'''

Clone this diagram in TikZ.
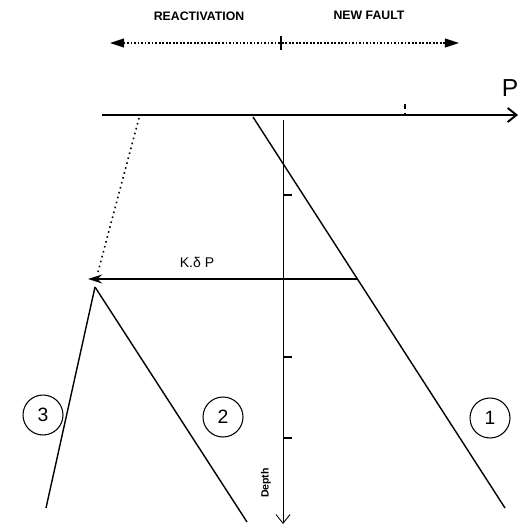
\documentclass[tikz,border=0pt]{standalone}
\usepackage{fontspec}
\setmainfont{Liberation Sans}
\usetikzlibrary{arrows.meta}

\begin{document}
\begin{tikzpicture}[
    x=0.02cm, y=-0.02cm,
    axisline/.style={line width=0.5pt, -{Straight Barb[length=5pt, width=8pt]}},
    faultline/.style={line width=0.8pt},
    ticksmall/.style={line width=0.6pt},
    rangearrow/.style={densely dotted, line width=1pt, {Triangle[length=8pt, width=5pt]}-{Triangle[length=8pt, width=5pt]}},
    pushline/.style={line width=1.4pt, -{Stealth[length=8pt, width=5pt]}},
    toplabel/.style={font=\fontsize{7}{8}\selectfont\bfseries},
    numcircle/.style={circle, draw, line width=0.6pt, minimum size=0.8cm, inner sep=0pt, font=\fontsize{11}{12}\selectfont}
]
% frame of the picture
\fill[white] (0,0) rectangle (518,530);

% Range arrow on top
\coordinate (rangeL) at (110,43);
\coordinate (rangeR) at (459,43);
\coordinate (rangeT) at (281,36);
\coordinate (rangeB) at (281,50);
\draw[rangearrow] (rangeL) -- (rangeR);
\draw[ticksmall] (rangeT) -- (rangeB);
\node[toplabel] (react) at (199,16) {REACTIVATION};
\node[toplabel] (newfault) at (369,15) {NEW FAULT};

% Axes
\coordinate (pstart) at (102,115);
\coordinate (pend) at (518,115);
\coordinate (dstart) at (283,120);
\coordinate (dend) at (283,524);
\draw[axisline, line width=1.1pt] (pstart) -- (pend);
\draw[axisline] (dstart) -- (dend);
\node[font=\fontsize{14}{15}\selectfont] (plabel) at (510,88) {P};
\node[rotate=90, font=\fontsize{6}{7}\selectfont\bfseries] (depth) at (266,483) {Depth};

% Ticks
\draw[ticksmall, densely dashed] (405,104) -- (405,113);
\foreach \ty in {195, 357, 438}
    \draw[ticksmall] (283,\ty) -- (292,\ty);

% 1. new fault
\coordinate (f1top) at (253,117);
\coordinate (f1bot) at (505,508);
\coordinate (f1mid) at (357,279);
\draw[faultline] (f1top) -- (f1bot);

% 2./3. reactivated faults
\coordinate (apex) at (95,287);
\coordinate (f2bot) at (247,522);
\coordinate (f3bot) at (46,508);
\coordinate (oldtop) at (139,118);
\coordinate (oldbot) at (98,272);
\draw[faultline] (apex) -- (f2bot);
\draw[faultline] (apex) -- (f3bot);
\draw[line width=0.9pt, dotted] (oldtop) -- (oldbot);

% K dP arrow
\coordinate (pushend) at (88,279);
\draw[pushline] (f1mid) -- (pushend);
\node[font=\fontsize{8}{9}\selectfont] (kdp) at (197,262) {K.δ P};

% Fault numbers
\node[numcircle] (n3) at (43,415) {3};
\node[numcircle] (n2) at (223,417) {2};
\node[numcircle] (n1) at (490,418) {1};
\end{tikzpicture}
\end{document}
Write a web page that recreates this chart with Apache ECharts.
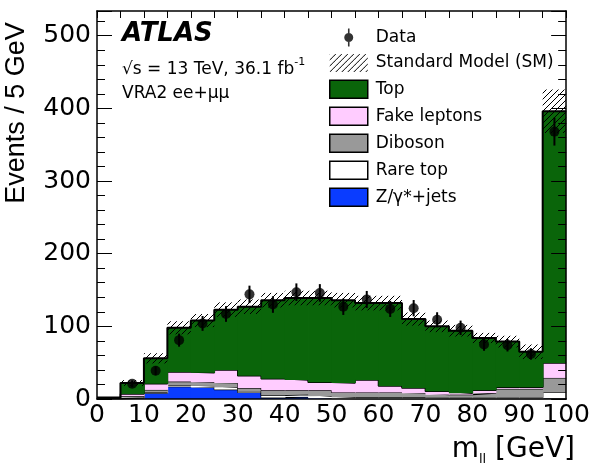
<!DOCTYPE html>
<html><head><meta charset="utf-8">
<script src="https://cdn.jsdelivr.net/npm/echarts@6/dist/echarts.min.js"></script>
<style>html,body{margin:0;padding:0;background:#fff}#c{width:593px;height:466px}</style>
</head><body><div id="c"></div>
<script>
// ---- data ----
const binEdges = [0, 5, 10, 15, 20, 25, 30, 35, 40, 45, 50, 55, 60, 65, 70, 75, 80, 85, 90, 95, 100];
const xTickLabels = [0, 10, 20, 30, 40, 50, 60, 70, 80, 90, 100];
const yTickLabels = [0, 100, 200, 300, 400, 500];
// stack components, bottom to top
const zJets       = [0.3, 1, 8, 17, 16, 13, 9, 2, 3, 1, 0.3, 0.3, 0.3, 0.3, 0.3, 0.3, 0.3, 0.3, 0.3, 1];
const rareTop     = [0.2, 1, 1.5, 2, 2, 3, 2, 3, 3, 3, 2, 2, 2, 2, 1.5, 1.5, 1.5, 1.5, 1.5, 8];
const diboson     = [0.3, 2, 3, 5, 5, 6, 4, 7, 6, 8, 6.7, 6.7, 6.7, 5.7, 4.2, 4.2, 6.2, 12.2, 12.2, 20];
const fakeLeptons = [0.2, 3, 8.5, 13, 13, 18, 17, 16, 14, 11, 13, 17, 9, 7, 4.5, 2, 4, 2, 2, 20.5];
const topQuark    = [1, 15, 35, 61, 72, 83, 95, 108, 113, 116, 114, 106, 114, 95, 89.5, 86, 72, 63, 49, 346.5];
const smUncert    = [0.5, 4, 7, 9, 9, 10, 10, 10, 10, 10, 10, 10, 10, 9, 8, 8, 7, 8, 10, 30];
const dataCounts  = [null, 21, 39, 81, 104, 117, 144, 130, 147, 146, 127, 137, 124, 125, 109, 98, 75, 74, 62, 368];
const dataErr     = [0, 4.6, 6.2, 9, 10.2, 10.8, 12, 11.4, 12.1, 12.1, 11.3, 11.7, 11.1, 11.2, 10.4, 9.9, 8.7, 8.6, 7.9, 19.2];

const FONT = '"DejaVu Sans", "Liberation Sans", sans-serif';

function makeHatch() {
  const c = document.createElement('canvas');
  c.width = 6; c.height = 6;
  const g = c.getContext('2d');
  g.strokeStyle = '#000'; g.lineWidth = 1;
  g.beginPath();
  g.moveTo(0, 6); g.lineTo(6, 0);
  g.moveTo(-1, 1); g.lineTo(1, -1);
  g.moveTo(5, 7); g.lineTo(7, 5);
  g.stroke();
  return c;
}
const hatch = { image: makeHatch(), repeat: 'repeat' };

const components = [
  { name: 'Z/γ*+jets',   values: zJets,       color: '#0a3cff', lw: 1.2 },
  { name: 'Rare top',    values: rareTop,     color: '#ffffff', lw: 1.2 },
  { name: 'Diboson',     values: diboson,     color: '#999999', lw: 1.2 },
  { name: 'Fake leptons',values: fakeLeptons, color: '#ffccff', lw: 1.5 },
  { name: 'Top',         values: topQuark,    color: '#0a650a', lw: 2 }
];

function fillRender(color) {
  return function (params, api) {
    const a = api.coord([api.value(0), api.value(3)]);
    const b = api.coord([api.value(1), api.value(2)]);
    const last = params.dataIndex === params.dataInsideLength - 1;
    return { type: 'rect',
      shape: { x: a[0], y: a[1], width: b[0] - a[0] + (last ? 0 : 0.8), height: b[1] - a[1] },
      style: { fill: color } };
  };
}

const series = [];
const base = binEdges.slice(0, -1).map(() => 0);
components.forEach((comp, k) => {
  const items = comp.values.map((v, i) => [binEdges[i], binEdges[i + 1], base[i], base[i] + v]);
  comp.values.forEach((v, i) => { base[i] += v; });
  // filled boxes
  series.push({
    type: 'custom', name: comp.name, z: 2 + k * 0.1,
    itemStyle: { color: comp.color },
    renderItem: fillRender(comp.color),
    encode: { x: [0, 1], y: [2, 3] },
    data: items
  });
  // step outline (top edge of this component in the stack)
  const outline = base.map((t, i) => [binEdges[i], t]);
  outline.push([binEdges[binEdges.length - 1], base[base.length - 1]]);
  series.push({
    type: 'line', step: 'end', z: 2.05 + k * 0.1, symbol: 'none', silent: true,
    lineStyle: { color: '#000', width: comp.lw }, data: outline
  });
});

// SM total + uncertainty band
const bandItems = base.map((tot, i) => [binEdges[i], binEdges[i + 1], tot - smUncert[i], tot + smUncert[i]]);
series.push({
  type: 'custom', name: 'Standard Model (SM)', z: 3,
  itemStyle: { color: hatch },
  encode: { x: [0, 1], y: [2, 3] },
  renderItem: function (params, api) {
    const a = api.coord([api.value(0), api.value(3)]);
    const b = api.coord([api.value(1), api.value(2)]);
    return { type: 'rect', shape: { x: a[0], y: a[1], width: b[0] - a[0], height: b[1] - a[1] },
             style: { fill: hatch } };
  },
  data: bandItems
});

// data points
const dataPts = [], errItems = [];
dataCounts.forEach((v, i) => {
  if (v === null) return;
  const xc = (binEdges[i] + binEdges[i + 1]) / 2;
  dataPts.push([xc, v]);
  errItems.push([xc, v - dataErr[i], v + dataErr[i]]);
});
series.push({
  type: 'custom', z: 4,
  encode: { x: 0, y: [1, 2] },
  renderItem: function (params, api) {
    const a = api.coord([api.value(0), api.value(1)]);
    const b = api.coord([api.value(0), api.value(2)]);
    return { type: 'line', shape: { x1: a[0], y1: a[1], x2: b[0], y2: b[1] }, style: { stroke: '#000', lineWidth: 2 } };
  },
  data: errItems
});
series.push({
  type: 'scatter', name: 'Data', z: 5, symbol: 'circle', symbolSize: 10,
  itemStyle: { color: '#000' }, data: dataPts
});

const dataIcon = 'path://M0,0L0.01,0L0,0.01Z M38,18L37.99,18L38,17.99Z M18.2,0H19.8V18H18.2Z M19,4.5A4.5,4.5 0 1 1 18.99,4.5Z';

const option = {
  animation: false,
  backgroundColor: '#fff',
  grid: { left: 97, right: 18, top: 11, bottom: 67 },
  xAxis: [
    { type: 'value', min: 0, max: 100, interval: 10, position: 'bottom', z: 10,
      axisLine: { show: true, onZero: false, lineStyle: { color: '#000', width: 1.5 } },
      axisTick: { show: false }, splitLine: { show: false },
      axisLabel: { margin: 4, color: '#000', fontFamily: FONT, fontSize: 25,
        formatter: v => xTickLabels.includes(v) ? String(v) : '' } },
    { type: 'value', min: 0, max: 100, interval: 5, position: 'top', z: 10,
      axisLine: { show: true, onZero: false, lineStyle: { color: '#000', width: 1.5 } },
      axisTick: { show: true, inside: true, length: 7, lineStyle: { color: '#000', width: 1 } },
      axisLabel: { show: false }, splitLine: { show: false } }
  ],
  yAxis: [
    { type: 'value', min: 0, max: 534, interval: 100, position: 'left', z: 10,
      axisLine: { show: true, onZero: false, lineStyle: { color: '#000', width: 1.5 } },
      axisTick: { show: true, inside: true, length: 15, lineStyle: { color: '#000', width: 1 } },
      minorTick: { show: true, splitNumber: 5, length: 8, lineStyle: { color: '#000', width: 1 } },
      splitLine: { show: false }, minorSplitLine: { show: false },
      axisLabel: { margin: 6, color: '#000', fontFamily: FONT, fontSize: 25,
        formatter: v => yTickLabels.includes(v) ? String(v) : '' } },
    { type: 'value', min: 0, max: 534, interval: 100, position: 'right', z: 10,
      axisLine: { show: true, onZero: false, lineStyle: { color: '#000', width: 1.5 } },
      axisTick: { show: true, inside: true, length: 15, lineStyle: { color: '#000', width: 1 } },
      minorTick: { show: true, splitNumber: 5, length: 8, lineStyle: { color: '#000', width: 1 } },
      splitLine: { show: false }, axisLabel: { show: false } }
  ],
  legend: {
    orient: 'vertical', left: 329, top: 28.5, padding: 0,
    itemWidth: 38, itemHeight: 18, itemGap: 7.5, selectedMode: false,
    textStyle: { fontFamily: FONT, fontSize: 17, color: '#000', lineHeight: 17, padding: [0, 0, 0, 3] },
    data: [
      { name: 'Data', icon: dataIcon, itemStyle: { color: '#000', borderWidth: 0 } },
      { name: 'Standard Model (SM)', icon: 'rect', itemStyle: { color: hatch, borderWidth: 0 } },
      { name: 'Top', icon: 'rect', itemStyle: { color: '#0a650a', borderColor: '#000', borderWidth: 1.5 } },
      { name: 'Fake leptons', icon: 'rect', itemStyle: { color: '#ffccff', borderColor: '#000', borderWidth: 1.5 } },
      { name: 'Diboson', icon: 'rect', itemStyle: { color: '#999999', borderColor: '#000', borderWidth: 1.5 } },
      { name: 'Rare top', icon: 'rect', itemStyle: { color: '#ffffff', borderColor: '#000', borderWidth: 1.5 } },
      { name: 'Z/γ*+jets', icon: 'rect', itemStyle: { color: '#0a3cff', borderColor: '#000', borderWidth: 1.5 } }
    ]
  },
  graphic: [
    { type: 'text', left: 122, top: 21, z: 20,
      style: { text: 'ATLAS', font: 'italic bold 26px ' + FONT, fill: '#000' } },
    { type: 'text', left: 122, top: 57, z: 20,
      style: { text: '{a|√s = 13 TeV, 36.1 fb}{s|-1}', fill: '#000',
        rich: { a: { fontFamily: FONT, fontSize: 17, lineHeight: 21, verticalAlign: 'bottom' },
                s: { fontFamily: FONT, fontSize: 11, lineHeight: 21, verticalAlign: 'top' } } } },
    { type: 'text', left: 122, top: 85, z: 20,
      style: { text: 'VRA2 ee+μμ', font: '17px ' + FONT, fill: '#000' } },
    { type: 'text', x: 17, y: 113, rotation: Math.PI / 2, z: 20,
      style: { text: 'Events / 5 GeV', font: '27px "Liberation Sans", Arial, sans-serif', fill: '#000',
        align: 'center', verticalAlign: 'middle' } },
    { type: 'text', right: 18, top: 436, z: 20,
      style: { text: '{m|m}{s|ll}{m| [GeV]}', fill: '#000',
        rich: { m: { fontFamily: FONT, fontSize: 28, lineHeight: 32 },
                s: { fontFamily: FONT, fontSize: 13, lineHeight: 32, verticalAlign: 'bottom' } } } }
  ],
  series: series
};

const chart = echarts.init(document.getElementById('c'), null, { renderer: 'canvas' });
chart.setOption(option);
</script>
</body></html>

'''

### Your goal:
Begin with the first line of the records and repeat every line up to the one with "(0,0) rectangle (518,530);", counting that line too. Pictures are not part of the copy.

### Correct output:
Clone this diagram in TikZ.
\documentclass[tikz,border=0pt]{standalone}
\usepackage{fontspec}
\setmainfont{Liberation Sans}
\usetikzlibrary{arrows.meta}

\begin{document}
\begin{tikzpicture}[
    x=0.02cm, y=-0.02cm,
    axisline/.style={line width=0.5pt, -{Straight Barb[length=5pt, width=8pt]}},
    faultline/.style={line width=0.8pt},
    ticksmall/.style={line width=0.6pt},
    rangearrow/.style={densely dotted, line width=1pt, {Triangle[length=8pt, width=5pt]}-{Triangle[length=8pt, width=5pt]}},
    pushline/.style={line width=1.4pt, -{Stealth[length=8pt, width=5pt]}},
    toplabel/.style={font=\fontsize{7}{8}\selectfont\bfseries},
    numcircle/.style={circle, draw, line width=0.6pt, minimum size=0.8cm, inner sep=0pt, font=\fontsize{11}{12}\selectfont}
]
% frame of the picture
\fill[white] (0,0) rectangle (518,530);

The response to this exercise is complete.